Graves' and Hashimoto's disease are the most common causes of hypothyroidism in older adults. Because some of the symptoms of aging coincide with those of hypothyroidism, it can be tough to correctly diagnose. Symptoms include cold intolerance, constipation, dry skin, and muscle weakness. Graves' disease makes the thyroid gland overproduce hormones. Sometimes people with Graves' disease develop hypothyroidism. In the case of Hashimoto's disease or chronic lymphocytic thyroiditis, the body's immune system attacks the thyroid gland, and it becomes underactive.
When the thyroid gland swells or develops cysts, nodules, or tumors, a doctor may recommend removing the gland with surgery or performing a thyroidectomy.
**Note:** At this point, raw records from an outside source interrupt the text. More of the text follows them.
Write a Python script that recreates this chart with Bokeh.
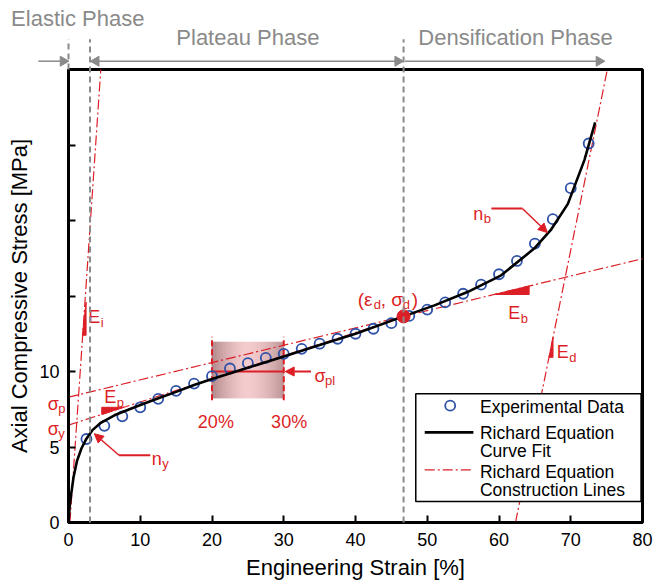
import math
from bokeh.plotting import figure
from bokeh.models import Arrow, NormalHead, FixedTicker, Range1d
from bokeh.core.properties import value
from bokeh.embed import file_html
from bokeh.resources import INLINE

# ---------------- data ----------------
strain_exp = [2.5, 5, 7.5, 10, 12.5, 15, 17.5, 20, 22.5, 25, 27.5, 30, 32.5, 35, 37.5,
              40, 42.5, 45, 47.5, 50, 52.5, 55, 57.5, 60, 62.5, 65, 67.5, 70, 72.5]
stress_exp = [5.53, 6.40, 7.03, 7.63, 8.19, 8.72, 9.20, 9.69, 10.20, 10.55, 10.90, 11.17, 11.50,
              11.84, 12.17, 12.50, 12.83, 13.20, 13.68, 14.10, 14.58, 15.15, 15.75, 16.44, 17.32,
              18.47, 20.09, 22.14, 25.10]

strain_fit = [0, 0.15, 0.35, 0.7, 1.2, 1.8, 2.5, 3.3, 4.5, 6.4, 8.5, 10.1, 12.9, 15, 17.5, 20,
              24, 30, 35, 40, 46.7, 51, 55.6, 60.3, 64.9, 67.2, 69.6, 71.9, 73.4]
stress_fit = [0, 1.0, 1.8, 3.0, 4.1, 4.9, 5.55, 6.1, 6.6, 7.1, 7.5, 7.8, 8.3, 8.65, 9.1, 9.5,
              10.1, 11.0, 11.75, 12.5, 13.65, 14.38, 15.26, 16.37, 18.14, 19.36, 21.1, 24.0, 26.5]

# construction lines
ei_x, ei_y = [0.2, 4.5], [0, 30]          # initial modulus E_i
ep_x, ep_y = [0, 46.7], [6.45, 13.6]      # plateau modulus E_p (from sigma_y)
eb_x, eb_y = [0, 80], [8.3, 17.47]        # E_b line (from sigma_p)
ed_x, ed_y = [62.3, 75.1], [0, 30]        # densification modulus E_d

eps_y = 3.0                                # end of elastic phase
eps_d, sig_d = 46.7, 13.65                 # densification point
pl_lo, pl_hi, sig_pl = 20, 30, 10          # plateau-stress window

x_ticks = [0, 10, 20, 30, 40, 50, 60, 70, 80]
y_ticks = [0, 5, 10, 15, 20, 25]
y_tick_text = {0: "0", 5: "5", 10: "10", 15: "", 20: "", 25: ""}

RED = "#dc1f26"
GREY = "#8a8a8a"
BLUE = "#2f52a8"
FONT = "Liberation Sans"
DASHDOT = "10 3 2 3"

p = figure(width=653, height=586, x_range=Range1d(0, 80), y_range=Range1d(0, 30),
           output_backend="svg", toolbar_location=None,
           min_border_left=68, min_border_right=11, min_border_top=69, min_border_bottom=64)
p.xgrid.visible = False
p.ygrid.visible = False
p.outline_line_color = "black"
p.outline_line_width = 3
p.background_fill_color = "white"

for ax in (p.xaxis[0], p.yaxis[0]):
    ax.major_tick_in = 7
    ax.major_tick_out = 0
    ax.minor_tick_in = 0
    ax.minor_tick_out = 0
    ax.axis_line_width = 3
    ax.major_tick_line_width = 2
    ax.major_label_text_font = FONT
    ax.major_label_text_font_size = "18px"
    ax.major_label_text_color = "black"
    ax.axis_label_text_font = FONT
    ax.axis_label_text_font_size = "22px"
    ax.axis_label_text_font_style = "normal"
    ax.axis_label_text_color = "black"

p.xaxis.ticker = FixedTicker(ticks=x_ticks)
p.yaxis.ticker = FixedTicker(ticks=y_ticks)
p.yaxis.major_label_overrides = y_tick_text
p.xaxis.axis_label = "Engineering Strain [%]"
p.yaxis.axis_label = "Axial Compressive Stress [MPa]"
p.xaxis.major_label_standoff = 10
p.xaxis.axis_label_standoff = 6
p.yaxis.major_label_standoff = 9
p.yaxis.axis_label_standoff = 4

# ---------------- shaded plateau window ----------------
n_strips = 50
c_left = (176, 134, 137)
c_mid = (244, 204, 206)
c_right = (190, 150, 152)
for k in range(n_strips):
    f = (k + 0.5) / n_strips
    edge = c_left if f < 0.5 else c_right
    t = abs(f - 0.5) * 2
    col = "#%02x%02x%02x" % tuple(int(c_mid[j] + (edge[j] - c_mid[j]) * t ** 1.6) for j in range(3))
    x0 = pl_lo + (pl_hi - pl_lo) * k / n_strips
    x1 = pl_lo + (pl_hi - pl_lo) * (k + 1) / n_strips
    p.quad(left=[x0], right=[x1], bottom=[8.25], top=[11.94],
           fill_color=col, line_color=col, line_width=1)

# ---------------- construction lines ----------------
for xs, ys in ((ei_x, ei_y), (ep_x, ep_y), (eb_x, eb_y), (ed_x, ed_y)):
    p.line(xs, ys, line_color=RED, line_width=1.2, line_dash=DASHDOT)

# plateau window markers
p.segment(x0=[pl_lo, pl_hi], y0=[8.1, 8.1], x1=[pl_lo, pl_hi], y1=[12.3, 12.3],
          line_color=RED, line_width=2, line_dash="6 3")
p.line([pl_lo, pl_hi], [sig_pl, sig_pl], line_color=RED, line_width=2)

# ---------------- phase boundaries (grey dashed) ----------------
top_hdr = 32.0
r = p.segment(x0=[0, eps_y, eps_d], y0=[30, 0, 0], x1=[0, eps_y, eps_d], y1=[top_hdr] * 3,
              line_color=GREY, line_width=2, line_dash="6 4")
r.level = "overlay"

# ---------------- data and fit ----------------
p.scatter(strain_exp, stress_exp, size=10, marker="circle", fill_color=None,
          line_color=BLUE, line_width=1.8)
p.line(strain_fit, stress_fit, line_color="black", line_width=2.6)
p.scatter([eps_d], [sig_d], size=13, marker="circle", fill_color=RED, line_color=RED)

# ---------------- slope triangles ----------------
tri_xs = [[1.93, 2.45, 2.45], [4.63, 4.63, 7.71], [59.3, 64.2, 64.2], [66.97, 67.53, 67.53]]
tri_ys = [[12.4, 14.6, 12.4], [7.16, 7.63, 7.63], [15.1, 15.1, 15.66], [10.94, 10.94, 12.27]]
p.patches(tri_xs, tri_ys, fill_color=RED, line_color=RED, line_width=1)


# ---------------- labels ----------------
def txt(x, y, s, size="18px", color=RED, align="left", baseline="alphabetic", xoff=0, overlay=False):
    rr = p.text(x=[x], y=[y], text=[s], text_font=value(FONT), text_font_size=size,
                text_color=color, text_align=align, text_baseline=baseline, x_offset=xoff)
    if overlay:
        rr.level = "overlay"
    return rr


def sub(x, y, main, subs, main_w, overlay=False):
    txt(x, y, main, overlay=overlay)
    txt(x, y - 0.33, subs, size="13px", xoff=main_w, overlay=overlay)


sub(2.76, 13.6, "E", "i", 12.5)
sub(4.99, 8.29, "E", "p", 12.5)
sub(61.3, 13.87, "E", "b", 12.5)
sub(68.04, 11.28, "E", "d", 12.5)
sub(11.6, 4.23, "n", "y", 10.5)
sub(56.4, 20.46, "n", "b", 10.5)
sub(34.3, 9.73, "σ", "pl", 10.5)
sub(-2.9, 7.88, "σ", "p", 10.5, overlay=True)
sub(-2.9, 6.22, "σ", "y", 10.5, overlay=True)
txt(20.54, 6.64, "20%", align="center")
txt(30.75, 6.64, "30%", align="center")

# (eps_d, sigma_d)
x0 = 40.3
yb = 14.75
txt(x0, yb, "(ε", size="19px")
txt(x0, yb - 0.33, "d", size="13px", xoff=16)
txt(x0, yb, ", σ", size="19px", xoff=23)
txt(x0, yb - 0.33, "d", size="13px", xoff=45)
txt(x0, yb, ")", size="19px", xoff=54)

# pointer arrows
p.line([11.4, 7.04], [4.45, 4.45], line_color=RED, line_width=2)
p.add_layout(Arrow(x_start=7.04, y_start=4.45, x_end=3.6, y_end=5.88, line_color=RED, line_width=1.5,
                   end=NormalHead(size=9, fill_color=RED, line_color=RED)))
p.line([58.94, 63.26], [20.8, 20.8], line_color=RED, line_width=2)
p.add_layout(Arrow(x_start=63.26, y_start=20.8, x_end=66.74, y_end=19.2, line_color=RED, line_width=1.5,
                   end=NormalHead(size=9, fill_color=RED, line_color=RED)))
p.add_layout(Arrow(x_start=33.8, y_start=sig_pl, x_end=30.2, y_end=sig_pl, line_color=RED, line_width=2,
                   end=NormalHead(size=9, fill_color=RED, line_color=RED)))

# ---------------- legend (drawn by hand) ----------------
p.quad(left=[48.4], right=[79.8], bottom=[1.39], top=[8.52], fill_color="white",
       line_color="black", line_width=1.5)
p.scatter([53.2], [7.74], size=10, marker="circle", fill_color=None, line_color=BLUE, line_width=1.8)
p.line([49.65, 56.43], [5.97, 5.97], line_color="black", line_width=2.6)
p.line([49.65, 56.43], [3.48, 3.48], line_color=RED, line_width=1.2, line_dash=DASHDOT)
for yy, s in ((7.68, "Experimental Data"), (5.9, "Richard Equation"), (4.76, "Curve Fit"),
              (3.32, "Richard Equation"), (2.15, "Construction Lines")):
    txt(57.35, yy, s, size="17.5px", color="black", baseline="middle")

# ---------------- phase header ----------------
txt(-8.0, 33.35, "Elastic Phase", size="22px", color=GREY, overlay=True)
txt(25.0, 32.1, "Plateau Phase", size="22px", color=GREY, align="center", overlay=True)
txt(62.3, 32.1, "Densification Phase", size="22px", color=GREY, align="center", overlay=True)
hy = 30.55
r = p.segment(x0=[-4.2, 3.6, 46.9], y0=[hy] * 3, x1=[-0.6, 46.1, 74.1], y1=[hy] * 3,
              line_color=GREY, line_width=1.5)
r.level = "overlay"
r = p.scatter(x=[-0.75, 3.85, 45.9, 73.95], y=[hy] * 4, marker="triangle", size=10,
              angle=[-math.pi / 2, math.pi / 2, -math.pi / 2, -math.pi / 2],
              fill_color=GREY, line_color=GREY)
r.level = "overlay"

open("out.html", "w").write(file_html(p, INLINE))
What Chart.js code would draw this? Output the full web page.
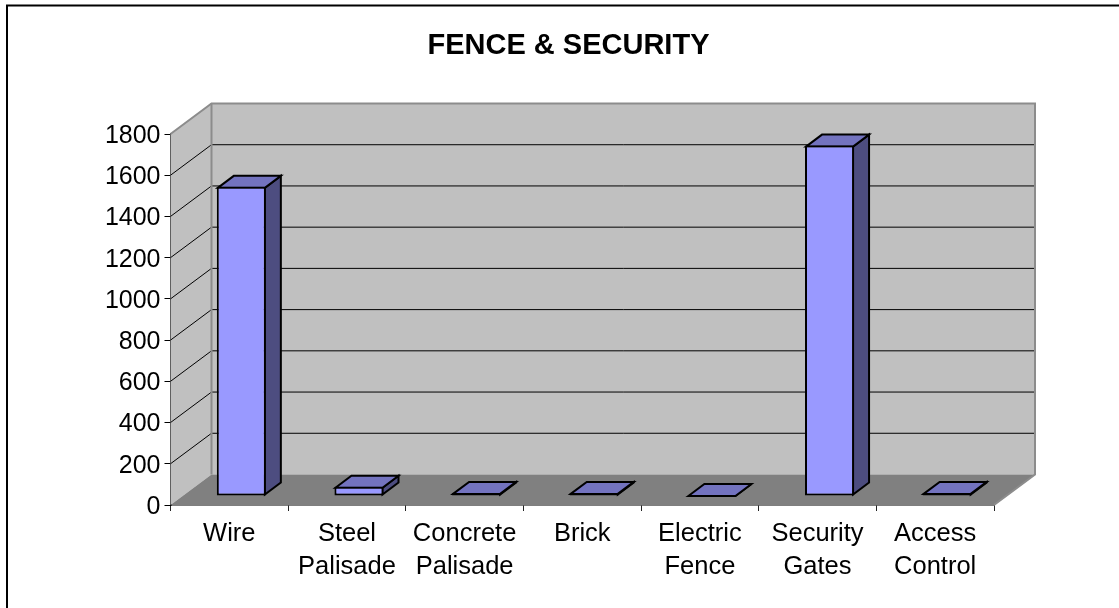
<!DOCTYPE html>
<html>
<head>
<meta charset="utf-8">
<title>Fence & Security</title>
<script src="https://cdn.jsdelivr.net/npm/chart.js@4/dist/chart.umd.min.js"></script>
<style>
    html, body { margin: 0; padding: 0; background: #fff; }
    canvas { display: block; }
</style>
</head>
<body>
<canvas id="fence-chart" width="1119" height="608"></canvas>
<script>
// chart data
const categories = ['Wire', ['Steel', 'Palisade'], ['Concrete', 'Palisade'], 'Brick', ['Electric', 'Fence'], ['Security', 'Gates'], ['Access', 'Control']];
const amounts = [1500, 45, 15, 15, 0, 1700, 15];
const chartTitle = 'FENCE & SECURITY';
const yMin = 0;
const yMax = 1800;
const yStep = 200;

// depth of the box the chart sits in, and of the bars inside it
const boxDepth = {x: 41, y: -30.5};
const barFront = {x: 12, y: -9};
const barDepth = {x: 16, y: -12};
const barLine = 2;

function poly(ctx, points, fill, stroke, width) {
    ctx.beginPath();
    points.forEach(function(p, i) {
        if (i == 0) ctx.moveTo(p[0], p[1]);
        else ctx.lineTo(p[0], p[1]);
    });
    ctx.closePath();
    if (fill) {
        ctx.fillStyle = fill;
        ctx.fill();
    }
    if (stroke) {
        ctx.strokeStyle = stroke;
        ctx.lineWidth = width;
        ctx.lineJoin = 'miter';
        ctx.stroke();
    }
}

// side wall, back wall, floor and gridlines, behind the bars
const boxPlugin = {
    id: 'box3d',
    beforeDraw: function(chart) {
        let ctx = chart.ctx;
        ctx.save();
        // chart frame only shows along the top and left
        ctx.strokeStyle = '#000';
        ctx.lineWidth = 2;
        ctx.beginPath();
        ctx.moveTo(7, 608);
        ctx.lineTo(7, 5.5);
        ctx.lineTo(1119, 5.5);
        ctx.stroke();
        ctx.restore();
    },
    beforeDatasetsDraw: function(chart) {
        let ctx = chart.ctx;
        let area = chart.chartArea;
        let dx = boxDepth.x, dy = boxDepth.y;
        let l = area.left, r = area.right, t = area.top, b = area.bottom;
        ctx.save();
        poly(ctx, [[l + dx, t + dy], [r + dx, t + dy], [r + dx, b + dy], [l + dx, b + dy]], '#c0c0c0');
        poly(ctx, [[l, t], [l + dx, t + dy], [l + dx, b + dy], [l, b]], '#c0c0c0');
        poly(ctx, [[l, b], [l + dx, b + dy], [r + dx, b + dy], [r, b]], '#808080');

        // gridlines run up the side wall and across the back
        let yscale = chart.scales.y;
        ctx.strokeStyle = '#000';
        ctx.lineWidth = 1;
        for (let v = yMin + yStep; v < yMax; v += yStep) {
            let y = yscale.getPixelForValue(v);
            ctx.beginPath();
            ctx.moveTo(l, y);
            ctx.lineTo(l + dx, y + dy);
            ctx.lineTo(r + dx, y + dy);
            ctx.stroke();
        }

        // wall edges
        ctx.strokeStyle = '#8c8c8c';
        ctx.lineWidth = 2;
        ctx.beginPath();
        ctx.moveTo(l + dx, b + dy);
        ctx.lineTo(l + dx, t + dy);
        ctx.stroke();
        ctx.beginPath();
        ctx.moveTo(l, t);
        ctx.lineTo(l + dx, t + dy);
        ctx.lineTo(r + dx, t + dy);
        ctx.lineTo(r + dx, b + dy);
        ctx.lineTo(r, b);
        ctx.stroke();
        ctx.restore();
    },
    // bars stand part way into the box, the library draws the front faces
    beforeDatasetDraw: function(chart, args) {
        let ctx = chart.ctx;
        ctx.save();
        ctx.translate(barFront.x, barFront.y);
        args.meta.data.forEach(function(bar) {
            let half = bar.width / 2;
            let x0 = bar.x - half + 1, x1 = bar.x + half - 1;
            let top = bar.y + 1, base = bar.base - 1;
            if (bar.base - bar.y < 2) top = base = bar.y;
            let dx = barDepth.x, dy = barDepth.y;
            poly(ctx, [[x1, top], [x1 + dx, top + dy], [x1 + dx, base + dy], [x1, base]], '#4d4d80', '#000', barLine);
            poly(ctx, [[x0, top], [x0 + dx, top + dy], [x1 + dx, top + dy], [x1, top]], '#7373bf', '#000', barLine);
        });
    },
    afterDatasetDraw: function(chart) {
        chart.ctx.restore();
    }
};

new Chart(document.getElementById('fence-chart'), {
    type: 'bar',
    data: {
        labels: categories,
        datasets: [{
            data: amounts,
            backgroundColor: '#9999ff',
            borderColor: '#000',
            borderWidth: barLine,
            borderSkipped: false,
            categoryPercentage: 1,
            barPercentage: 0.417,
            clip: false
        }]
    },
    options: {
        responsive: false,
        animation: false,
        layout: {padding: {left: 18, right: 0, top: 0, bottom: 0}},
        plugins: {
            legend: {display: false},
            tooltip: {enabled: false},
            title: {
                display: true,
                text: chartTitle,
                color: '#000',
                font: {family: '"Liberation Sans", Arial, sans-serif', size: 29, weight: 'bold', lineHeight: 1.2},
                padding: {top: 28.6, bottom: 70.6}
            }
        },
        scales: {
            x: {
                afterFit: function(axis) { axis.height = 103; },
                border: {color: '#000', width: 1.5},
                grid: {drawOnChartArea: false, color: '#222', tickLength: 6, lineWidth: 1},
                ticks: {
                    color: '#000',
                    padding: 6,
                    maxRotation: 0,
                    autoSkip: false,
                    font: {family: '"Liberation Sans", Arial, sans-serif', size: 25.5, lineHeight: 1.3}
                }
            },
            y: {
                min: yMin,
                max: yMax,
                afterFit: function(axis) { axis.width = 152.5; },
                border: {color: '#000', width: 1.5},
                grid: {drawOnChartArea: false, color: '#000', tickLength: 6, lineWidth: 1},
                ticks: {
                    stepSize: yStep,
                    color: '#000',
                    padding: 4,
                    labelOffset: 2,
                    font: {family: '"Liberation Sans", Arial, sans-serif', size: 25},
                    callback: function(value) { return String(value); }
                }
            },
            // empty axis that keeps the space to the right of the box
            side: {
                position: 'right',
                afterFit: function(axis) { axis.width = 125; },
                border: {display: false},
                grid: {display: false},
                ticks: {display: false}
            }
        }
    },
    plugins: [boxPlugin]
});
</script>
</body>
</html>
Even benign growths can grow large enough to block the throat, but some growths are cancerous or precancerous. Doctors may also recommend removing the thyroid gland if the individual has a goiter, an enlarged thyroid gland that blocks the throat and makes it difficult to speak, eat, or breathe.
Pregnant women need enough thyroid hormone to support their unborn babies, as well as their own need for optimal metabolism. For many women, this means an increased need for thyroid hormone. In some expectant mothers, especially those who already have Hashimoto's thyroiditis, hormone levels in the thyroid gland fall. This can make someone who was at risk of hypothyroidism develop symptoms. Doctors may recommend thyroid hormone replacement therapies to make sure there are no complications during pregnancy, such as preeclampsia, postpartum hemorrhage, anemia, or miscarriage.
It is uncommon to see myxedema develop after standard chemotherapy treatments. However, thyroid dysfunction after radiation has been a growing issue overlooked by many in the medical field. In fact, radiation can produce silent thyroiditis, benign nodules, thyroid cancer, and Graves' disease. Researchers believe the dysfunction that happens in the thyroid after radiation treatment is caused by damage to the small thyroid vessels.
The body needs iodine to make thyroid hormone. Hypothyroidism can result when a person is not getting enough iodine in their diet. Iodine is especially critical for women who are pregnant. The thyroid hormone assists in proper brain and bone development during pregnancy, and for infants after birth.